Deadline for repair payments
The building collapsed just days before a deadline for condo owners to start making steep payments toward more than $9 million US in repairs that had been recommended nearly three years earlier, in a report that warned of "major structural damage."
Authorities on Sunday identified the additional four people whose remains had been recovered as Leon Oliwkowicz, 80; Christina Beatriz Elvira, 74; Ana Ortiz, 46; and Luis Bermudez, 26. The number of people unaccounted for was 151, said Levine Cava. The last person to be rescued was found on Thursday, just hours after the collapse.

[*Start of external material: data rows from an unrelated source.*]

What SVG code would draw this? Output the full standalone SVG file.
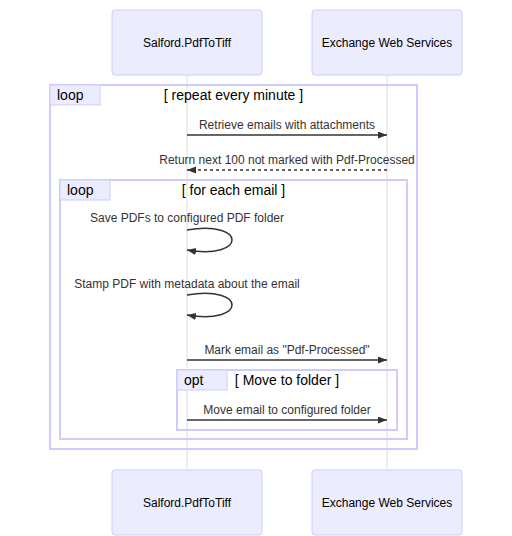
<svg xmlns="http://www.w3.org/2000/svg" width="512" height="536" viewBox="0 0 512 536">
<style>
.actor{fill:#ECECFF;stroke:#CCCCFF;stroke-width:1}
.actor-text{font-family:"Liberation Sans",Arial,sans-serif;font-size:12px;fill:#000;text-anchor:middle;dominant-baseline:central}
.lifeline{stroke:#dddddd;stroke-width:1}
.loop-line{fill:none;stroke:#CCCCFF;stroke-width:2}
.label-box{fill:#ECECFF;stroke:#CCCCFF;stroke-width:1}
.label-text{font-family:"Liberation Sans",Arial,sans-serif;font-size:14px;fill:#000}
.loop-text{font-family:"Liberation Sans",Arial,sans-serif;font-size:14px;fill:#000;text-anchor:middle}
.msg{stroke:#333;stroke-width:1.5;fill:none}
.dashed{stroke-dasharray:3,3}
.msg-text{font-family:"Liberation Sans",Arial,sans-serif;font-size:12px;fill:#333;text-anchor:middle}
</style>
<defs>
<marker id="arrow" markerUnits="userSpaceOnUse" markerWidth="10" markerHeight="8" refX="9" refY="3.5" orient="auto">
<path d="M0,0 L9,3.5 L0,7 z" fill="#333"/>
</marker>
</defs>
<g id="lifelines">
<line class="lifeline" x1="187" y1="75" x2="187" y2="470"/>
<line class="lifeline" x1="387" y1="75" x2="387" y2="470"/>
</g>
<g id="actor-salford-top">
<rect class="actor" x="112" y="10" width="150" height="65" rx="3"/>
<text class="actor-text" x="187" y="43">Salford.PdfToTiff</text>
</g>
<g id="actor-ews-top">
<rect class="actor" x="312" y="10" width="150" height="65" rx="3"/>
<text class="actor-text" x="387" y="43">Exchange Web Services</text>
</g>
<g id="actor-salford-bottom">
<rect class="actor" x="112" y="470" width="150" height="65" rx="3"/>
<text class="actor-text" x="187" y="503">Salford.PdfToTiff</text>
</g>
<g id="actor-ews-bottom">
<rect class="actor" x="312" y="470" width="150" height="65" rx="3"/>
<text class="actor-text" x="387" y="503">Exchange Web Services</text>
</g>
<g id="loop-outer">
<rect class="loop-line" x="50" y="85" width="367" height="364"/>
<rect class="label-box" x="50" y="85" width="50" height="20"/>
<text class="label-text" x="57" y="100">loop</text>
<text class="loop-text" x="233.5" y="100">[ repeat every minute ]</text>
</g>
<g id="loop-inner">
<rect class="loop-line" x="60" y="180" width="347" height="259"/>
<rect class="label-box" x="60" y="180" width="50" height="20"/>
<text class="label-text" x="67" y="195">loop</text>
<text class="loop-text" x="233.5" y="195">[ for each email ]</text>
</g>
<g id="opt">
<rect class="loop-line" x="177" y="370" width="220" height="60"/>
<rect class="label-box" x="177" y="370" width="50" height="20"/>
<text class="label-text" x="184" y="385">opt</text>
<text class="loop-text" x="287" y="385">[ Move to folder ]</text>
</g>
<g id="connectors">
<line class="msg" x1="187" y1="135" x2="387" y2="135" marker-end="url(#arrow)"/>
<text class="msg-text" x="287" y="128.5">Retrieve emails with attachments</text>
<line class="msg dashed" x1="387" y1="170" x2="187" y2="170" marker-end="url(#arrow)"/>
<text class="msg-text" x="287" y="163.5">Return next 100 not marked with Pdf-Processed</text>
<path class="msg" d="M187,230 C247,220 247,260 187,250" marker-end="url(#arrow)"/>
<text class="msg-text" x="187" y="222">Save PDFs to configured PDF folder</text>
<path class="msg" d="M187,295 C247,285 247,325 187,315" marker-end="url(#arrow)"/>
<text class="msg-text" x="187" y="287.5">Stamp PDF with metadata about the email</text>
<line class="msg" x1="187" y1="360" x2="387" y2="360" marker-end="url(#arrow)"/>
<text class="msg-text" x="287" y="353.5">Mark email as "Pdf-Processed"</text>
<line class="msg" x1="187" y1="420" x2="387" y2="420" marker-end="url(#arrow)"/>
<text class="msg-text" x="287" y="413.5">Move email to configured folder</text>
</g>
</svg>
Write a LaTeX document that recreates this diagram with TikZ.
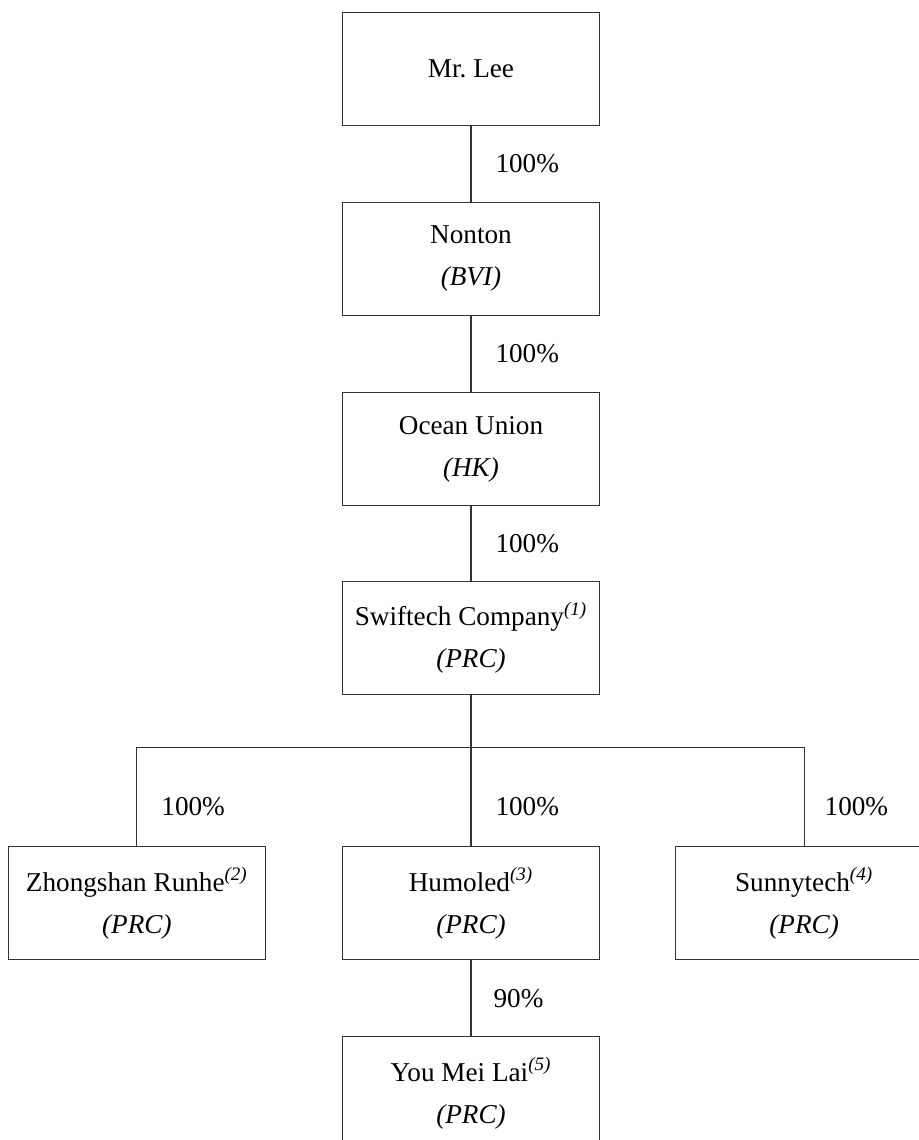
\documentclass[tikz,border=0pt]{standalone}
\usepackage{fontspec}
\setmainfont{Liberation Serif}
\usetikzlibrary{positioning}
\newcommand{\fnmark}[1]{\textsuperscript{\textit{(#1)}}}

\begin{document}
\begin{tikzpicture}[
		entity/.style={draw=black!80, line width=0.55pt, minimum width=128.5pt, minimum height=56.5pt, align=center, inner sep=0pt, font=\fontsize{13.6}{21}\selectfont},
		pct/.style={anchor=west, inner sep=0pt, xshift=12pt, font=\fontsize{13.6}{16}\selectfont},
		link/.style={draw=black!80, line width=0.55pt},
		node distance=38pt] %
		\clip (-235.5pt,34.5pt) rectangle (224pt,-535.5pt) ;
		% Chain
		\node[entity] (Lee) {Mr.~Lee} ;
		\node[entity, below=37.85pt of Lee] (Nonton) {Nonton\\\textit{(BVI)}} ;
		\node[entity, below=of Nonton] (Ocean) {Ocean Union\\\textit{(HK)}} ;
		\node[entity, below=37.5pt of Ocean] (Swiftech) {Swiftech Company\fnmark{1}\\\textit{(PRC)}} ;
		% Subsidiaries
		\node[entity, below=75.6pt of Swiftech] (Humoled) {Humoled\fnmark{3}\\\textit{(PRC)}} ;
		\node[entity, left=of Humoled] (Zhongshan) {Zhongshan Runhe\fnmark{2}\\\textit{(PRC)}} ;
		\node[entity, right=37.5pt of Humoled] (Sunnytech) {Sunnytech\fnmark{4}\\\textit{(PRC)}} ;
		\node[entity, below=of Humoled] (YouMei) {You Mei Lai\fnmark{5}\\\textit{(PRC)}} ;
		\coordinate[below=26.15pt of Swiftech.south] (Bar) ;
		% Holdings
		\draw[link] (Lee) -- node[pct] {100\%} (Nonton) ;
		\draw[link] (Nonton) -- node[pct] {100\%} (Ocean) ;
		\draw[link] (Ocean) -- node[pct] {100\%} (Swiftech) ;
		\draw[link] (Swiftech) -- (Bar) ;
		\draw[link] (Zhongshan.north |- Bar) -- (Sunnytech.north |- Bar) ;
		\draw[link] (Zhongshan.north) -- node[pct, pos=0.4] {100\%} (Zhongshan.north |- Bar) ;
		\draw[link] (Humoled.north) -- node[pct, pos=0.4] {100\%} (Bar) ;
		\draw[link] (Sunnytech.north) -- node[pct, pos=0.4, xshift=-2pt] {100\%} (Sunnytech.north |- Bar) ;
		\draw[link] (Humoled) -- node[pct, xshift=-1pt] {90\%} (YouMei) ;
	\end{tikzpicture}
\end{document}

One organization, Cadena International, was using a suitcase-size device that employs microwave radar to "see" through concrete slabs and pick up heartbeats and other sounds more than 12 metres deep in the rubble. Cadena International is a Miami-based non-profit organization that provides humanitarian aid to Jewish communities around the world.
As of Monday, the group had not detected any sounds, said Ricardo Aizenman.
"We are still working all the way, and we are hopeful for a miracle," he said.
The best window for rescue is in the first 72 hours after a disaster, Aizenman said.
After that time, hydration becomes the biggest challenge, he said. He said the on-and-off rain happening since the collapse could actually help as a source of water.
"People can live up to 15, 16 days with only water, drops of water," he said. "There are still chances. We have to keep up the high hopes."
Authorities on Monday insisted they are not losing hope.
"We're going to continue and work ceaselessly to exhaust every possible option in our search," Miami-Dade Mayor Daniella Levine Cava said Monday.
U.S. President Joe Biden said in a statement he spoke with FEMA Administrator Deanne Criswell about efforts on the ground after Criswell visited the site. Biden said his administration is prepared to provide assistance and support.
"This is an unimaginably difficult time for the families enduring this tragedy," Biden said. "My heart goes out to every single person suffering during this awful moment."